Extreme tool setting a plant performing 79,000 tool setups per year measures all these tools with a single presetter
For its 26 machining centers alone, PHD's Huntington, Indiana manufacturing facility has 4,875 tools in its active library. And "active" is the operative word. The rate at which tools are swapped in and out of machining centers is increasing. Last year, the plant did 63,717 tool setups. This year, it will do more than 79,000. No matter how you look at it, this plant uses a lot of tools.
Yet just one tool presetter measures all of the relevant data for all of the tool setups for these 26 machines. The software associated with the presetter manages lathe tooling as well. Two employees, one for machining centers and one for lathes, serve as the gatekeepers who maintain the integrity of this information. In short, while the plant uses a lot of tooling, it has a tightly controlled and centralized system for keeping that tooling in order.
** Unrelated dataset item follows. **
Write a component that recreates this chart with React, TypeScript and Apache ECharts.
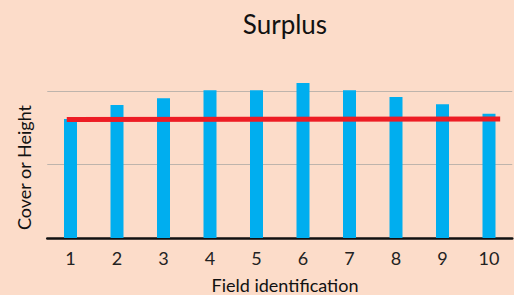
import React, { useEffect, useRef } from "react";
import * as echarts from "echarts";

const categories = ["1", "2", "3", "4", "5", "6", "7", "8", "9", "10"];
const barValues = [1.62, 1.81, 1.9, 2.01, 2.01, 2.11, 2.01, 1.92, 1.82, 1.69];
const trendPoints: [number, number][] = [
  [0.92, 1.612],
  [10.24, 1.62],
];
const titleText = "Surplus";
const yName = "Cover or Height";
const xName = "Field identification";

export default function App() {
  const ref = useRef<HTMLDivElement>(null);
  useEffect(() => {
    if (!ref.current) return;
    const chart = echarts.init(ref.current, undefined, { renderer: "svg" });
    const font = "Lato, 'Open Sans', sans-serif";
    chart.setOption({
      animation: false,
      backgroundColor: "#FCDCC9",
      textStyle: { fontFamily: font },
      grid: { left: 47.25, right: 1.75, top: 17.5, bottom: 57 },
      xAxis: [
        {
          type: "category",
          data: categories,
          axisTick: { show: false },
          axisLine: { lineStyle: { color: "#111", width: 2.5 } },
          axisLabel: { color: "#222", fontSize: 18, margin: 11, fontFamily: font },
        },
        {
          type: "value",
          min: 0.5,
          max: 10.5,
          show: false,
        },
      ],
      yAxis: {
        type: "value",
        min: 0,
        max: 3,
        interval: 1,
        axisLabel: { show: false },
        axisLine: { show: false },
        axisTick: { show: false },
        splitLine: {
          show: true,
          showMinLine: false,
          showMaxLine: false,
          lineStyle: { color: "#BEB4AC", width: 1 },
        },
      },
      graphic: [
        {
          type: "text",
          x: 285,
          y: 24,
          style: {
            text: titleText,
            fontSize: 26,
            fontFamily: font,
            fill: "#111",
            align: "center",
            verticalAlign: "middle",
          },
        },
        {
          type: "text",
          x: 24,
          y: 167.5,
          rotation: Math.PI / 2,
          style: {
            text: yName,
            fontSize: 18,
            fontFamily: font,
            fill: "#111",
            align: "center",
            verticalAlign: "middle",
          },
        },
        {
          type: "text",
          x: 285,
          y: 285,
          style: {
            text: xName,
            fontSize: 18,
            fontFamily: font,
            fill: "#111",
            align: "center",
            verticalAlign: "middle",
          },
        },
      ],
      series: [
        {
          type: "bar",
          data: barValues,
          barWidth: 13,
          itemStyle: { color: "#00AEEF" },
          xAxisIndex: 0,
        },
        {
          type: "line",
          data: trendPoints,
          xAxisIndex: 1,
          showSymbol: false,
          symbol: "none",
          lineStyle: { color: "#ED1C24", width: 5 },
        },
      ],
    });
    return () => chart.dispose();
  }, []);
  return (
    <div
      ref={ref}
      style={{ position: "fixed", left: 0, top: 0, width: 514, height: 295 }}
    />
  );
}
PHD started building this system about a decade ago. At that time, it wasn't clear just how important the system would become. The company's business is changing. This maker of automation components--including cylinders, grippers, slides and rotary actuators--is seeing lot sizes and leadtimes shrink, while the number of product designs proliferates. In greater numbers, customers are asking for just-in-time service at the same time that they ask for custom products in place of catalog items. These changes are good, because PHD feels particularly capable of meeting these demands. However, the response to the demands is effectively transforming the Huntington production plant, along with a sister plant in Fort Wayne, into something more like a job shop.
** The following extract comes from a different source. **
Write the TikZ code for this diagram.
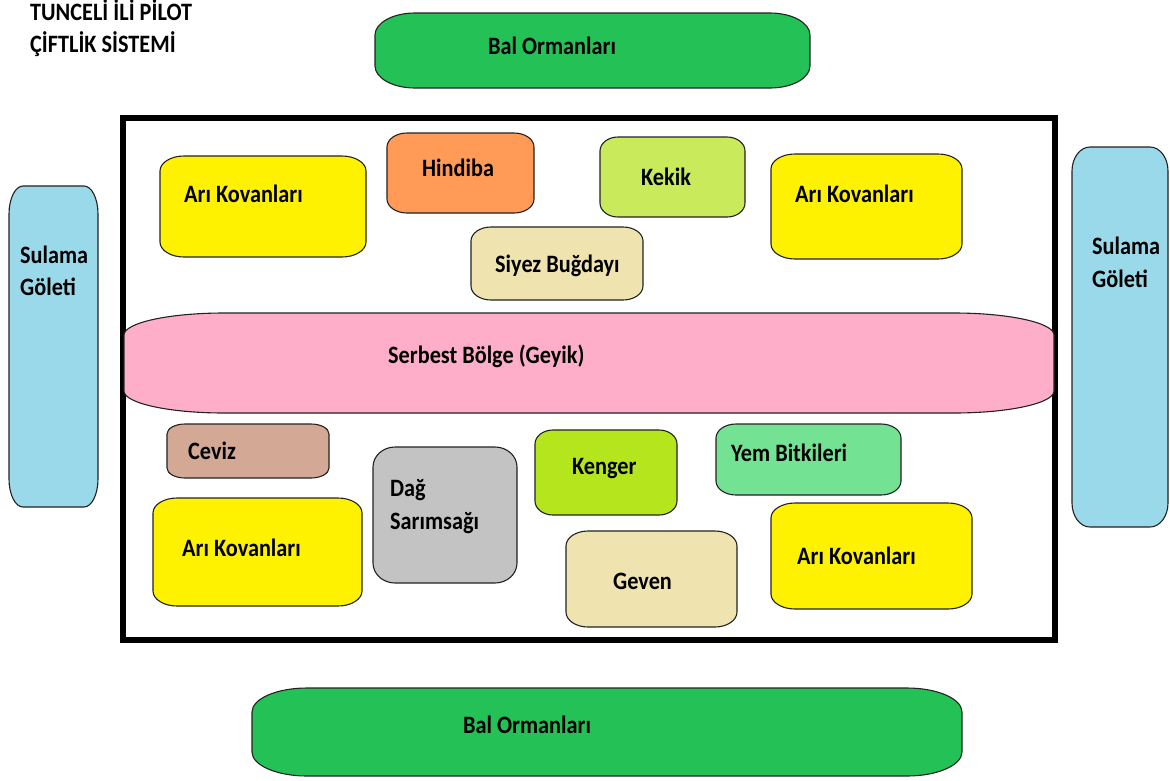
\documentclass[tikz,border=0pt]{standalone}
\usepackage{fontspec}
\newfontfamily\lbl{Carlito}[FakeStretch=0.89]
\definecolor{balgreen}{HTML}{23C156}
\definecolor{pond}{HTML}{99D9EA}
\definecolor{hive}{HTML}{FFF200}
\definecolor{chicory}{HTML}{FF9B57}
\definecolor{thyme}{HTML}{C9EA5B}
\definecolor{wheat}{HTML}{EFE4B0}
\definecolor{meadow}{HTML}{FFAEC9}
\definecolor{walnut}{HTML}{D3A995}
\definecolor{garlic}{HTML}{C3C3C3}
\definecolor{gundelia}{HTML}{B5E61D}
\definecolor{fodder}{HTML}{73E393}
\definecolor{edge}{HTML}{222222}

% box with elliptical corners: name, x1, y1, x2, y2, rx, ry, fill colour
\newcommand\rrbox[8]{%
  \draw[boxline, fill=#8] (#2+#6,#3) -- (#4-#6,#3)
    arc[start angle=270, end angle=360, x radius=#6, y radius=#7] -- (#4,#5-#7)
    arc[start angle=0, end angle=90, x radius=#6, y radius=#7] -- (#2+#6,#5)
    arc[start angle=90, end angle=180, x radius=#6, y radius=#7] -- (#2,#3+#7)
    arc[start angle=180, end angle=270, x radius=#6, y radius=#7] -- cycle;
  \node[boxarea, minimum width={(#4-#2)*1pt}, minimum height={(#5-#3)*1pt}]
    (#1) at ({(#2+#4)/2},{(#3+#5)/2}) {};%
}

\begin{document}
\begin{tikzpicture}[x=1pt, y=-1pt,
  boxline/.style={draw=edge, line width=1.1pt},
  boxarea/.style={inner sep=0pt, draw=none},
  lab/.style={anchor=base west, inner sep=0pt, font=\lbl\bfseries\fontsize{25}{31}\selectfont, text=black},
  frame/.style={draw=black, line width=6pt}]
\useasboundingbox (0,0) rectangle (1170,780);

% title
\node[lab] (title1) at (30,20) {TUNCELİ İLİ PİLOT};
\node[lab] (title2) at (30,52) {ÇİFTLİK SİSTEMİ};

% outer ring: forests and ponds
\rrbox{balTop}{375}{13}{810}{88}{40}{22}{balgreen}
\rrbox{balBot}{252}{688}{962}{776}{55}{24}{balgreen}
\rrbox{pondL}{9}{186}{98}{507}{14}{28}{pond}
\rrbox{pondR}{1072}{147}{1168}{527}{18}{24}{pond}

% farm boundary
\node[frame, inner sep=0pt, minimum width=932pt, minimum height=522pt] (farm) at (589,379) {};

% upper field
\rrbox{hiveTL}{160}{156}{366}{257}{24}{15}{hive}
\rrbox{hindiba}{387}{133}{534}{213}{20}{14}{chicory}
\rrbox{kekik}{600}{137}{745}{217}{18}{14}{thyme}
\rrbox{hiveTR}{771}{154}{962}{259}{24}{15}{hive}
\rrbox{siyez}{471}{227}{643}{300}{20}{14}{wheat}

% free range strip
\rrbox{serbest}{124}{313}{1054}{413}{100}{22}{meadow}

% lower field
\rrbox{ceviz}{167}{424}{329}{478}{18}{10}{walnut}
\rrbox{dag}{373}{447}{517}{583}{22}{20}{garlic}
\rrbox{kenger}{535}{430}{677}{515}{18}{14}{gundelia}
\rrbox{yem}{716}{424}{901}{495}{20}{14}{fodder}
\rrbox{hiveBL}{153}{498}{362}{606}{24}{15}{hive}
\rrbox{geven}{566}{531}{737}{627}{22}{15}{wheat}
\rrbox{hiveBR}{771}{503}{972}{609}{24}{15}{hive}

% labels
\node[lab] (tBalTop) at (488,54) {Bal Ormanları};
\node[lab] (tBalBot) at (463,733) {Bal Ormanları};
\node[lab] (tPondL1) at (20,263) {Sulama};
\node[lab] (tPondL2) at (20,295) {Göleti};
\node[lab] (tPondR1) at (1092,254) {Sulama};
\node[lab] (tPondR2) at (1092,287) {Göleti};
\node[lab] (tHiveTL) at (184,202) {Arı Kovanları};
\node[lab] (tHindiba) at (422,176) {Hindiba};
\node[lab] (tKekik) at (641,185) {Kekik};
\node[lab] (tHiveTR) at (795,202) {Arı Kovanları};
\node[lab] (tSiyez) at (495,272) {Siyez Buğdayı};
\node[lab] (tSerbest) at (388,363) {Serbest Bölge (Geyik)};
\node[lab] (tCeviz) at (188,459) {Ceviz};
\node[lab] (tDag1) at (390,496) {Dağ};
\node[lab] (tDag2) at (390,529) {Sarımsağı};
\node[lab] (tKenger) at (572,474) {Kenger};
\node[lab] (tYem) at (731,461) {Yem Bitkileri};
\node[lab] (tHiveBL) at (182,556) {Arı Kovanları};
\node[lab] (tGeven) at (613,589) {Geven};
\node[lab] (tHiveBR) at (797,564) {Arı Kovanları};
\end{tikzpicture}
\end{document}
However, the difficulty is that PHD lacks many of a job shop's options. In a job shop, a smaller number of machining centers might have substantial tool capacity in each machine. The shop might equip these machines with a standard complement of general-purpose tools that could be applied to almost any job coming in the door. In other words, a job shop wouldn't have to swap out tools so much.
PHD can't afford these kinds of concessions. It can't afford to devote that much floorspace to tool magazines, and it can't afford to hold that much tool inventory in every machine. Nor can it afford the cycle-time compromises that come from using general-purpose tooling instead of tools specifically suited to specific details of the part. What this plant needs is a system controlled and responsive enough to handle a large volume and variety of tooling. The plant had the foresight to begin putting such a system in place in 1994.
Over the years, the system has reduced human error, reduced the plant's overall scrap rate and improved the change-over time between jobs. Today, this system is facing a challenge, but it's not a challenge related to effectiveness. The challenge has more to do with physical limits. Part of the system's elegance lies in the fact that one presetter can serve so many machines, but the plant is now running this presetter around the clock. At 79,000 tool setups, the plant is pushing the upper limit of how many tools per year a presetter can measure.
The first presetter that the plant installed, like the plant's current model, came from Zoller, Inc. (Ann Arbor, Michigan). Even though the model PHD was using in 1994 was quite possibly the most sophisticated presetter installed in the United States at the time, the technology has improved significantly since then. The plant still has this first model sitting in a corner, because the plant can't find a buyer for it. The current model, purchased 4 years ago, beats it handily in terms of both precision and ease of use.
At least a year went by before presetting was integrated into the plant's process in something like the way it is today. The presetter itself is only part of a package that also includes tool management software--a vital element for using the presetter well. Tooling technicians at this plant used that first year to populate this software with the shop's preferred tools. They assigned tool names and ID numbers, associated toolholders with the tools, and input nominal dimensions and cutting parameters for the plant's various workpiece materials. All of this information had to be entered one tool at a time, in spare moments as PHD's production continued. Only after a year was there enough information in the system that a sizeable proportion of the plant's tools could be called up from memory instead of being entered for the first time. The tool crib personnel called up tools in this way, but just as importantly, so did the programmers. Their ability to select from a common reserve of tooling saved them time and guesswork, and it made the process more consistent by ensuring that standard tools were used in standard ways. At about this same time, the presetter itself was connected to the shopfloor network.
There was resistance from the shop floor then, and understandably so. Operators had long been accustomed to keying in their own tool offsets, and in many cases, even measuring their own tools. Now they were being asked to hit "cycle start" on programs using tool data they had never even touched.